Monday, Feb. 21, 1972

Middle America to Middle Kingdom

Two American Vice Presidents, John Nance Garner in 1935 and Henry Wallace in 1944, made trips to China during their terms in office. Ulysses S. Grant toured Peking, Shanghai and Canton in 1879, two years after he had left the presidency. But no incumbent U.S. President has ever set foot on Chinese soil. This time, the whole world will watch on the tube the beginning of a new era in Sino-American relations --and a triumph for Richard Nixon.

In preparation for the trip (see THE WORLD), the President has read voluminously about China. One book that he publicly praised was Anti-Memoirs, by France's brilliant literary hero Andre Malraux. The President invited Malraux to dine at the White House this week, presumably to draw upon his vast experience of China.

Earlier Malraux had suggested that Mao Tse-tung's first question to Nixon would concern economic aid from the "richest nation in the world" to one of the poorest.
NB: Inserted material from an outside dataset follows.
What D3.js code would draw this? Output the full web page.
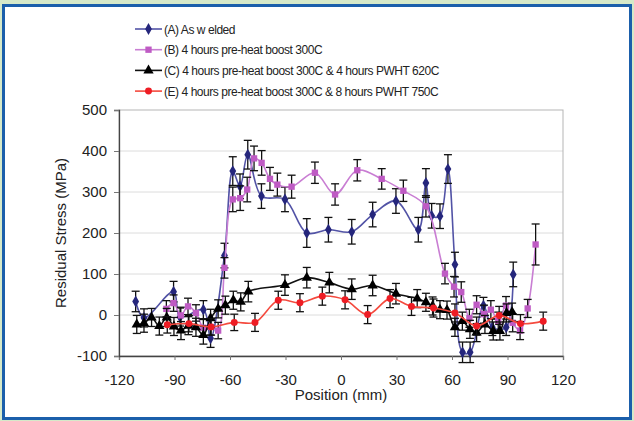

It did not seem like a very plausible prediction about the proud foe of capitalism. But it fitted in with

Malraux's notion of Mao as expressed in his book. He reminded Malraux both of the old Chinese emperors and "the Old Man of the Mountain." Malraux saw him as a romantic revolutionary talking about the "Sons of the People," much as the old China talked of the "Son of Heaven," yet at the same time as a pragmatist ready to do anything for the greatness of China. "He seems to be struggling simultaneously against the United States, against Russia--and against China," wrote Malraux. As a believer in the revolution, Mao "is more anxious to make China than to make war."

Richard Nixon is certainly not anxious to make war. He may well be ready to help make modern China, since in his perception of a new world balance, this may be both inevitable and in the interests of the U.S. All together, his visit is quite an occasion and quite an opportunity for the emissary of Middle America to the Middle Kingdom.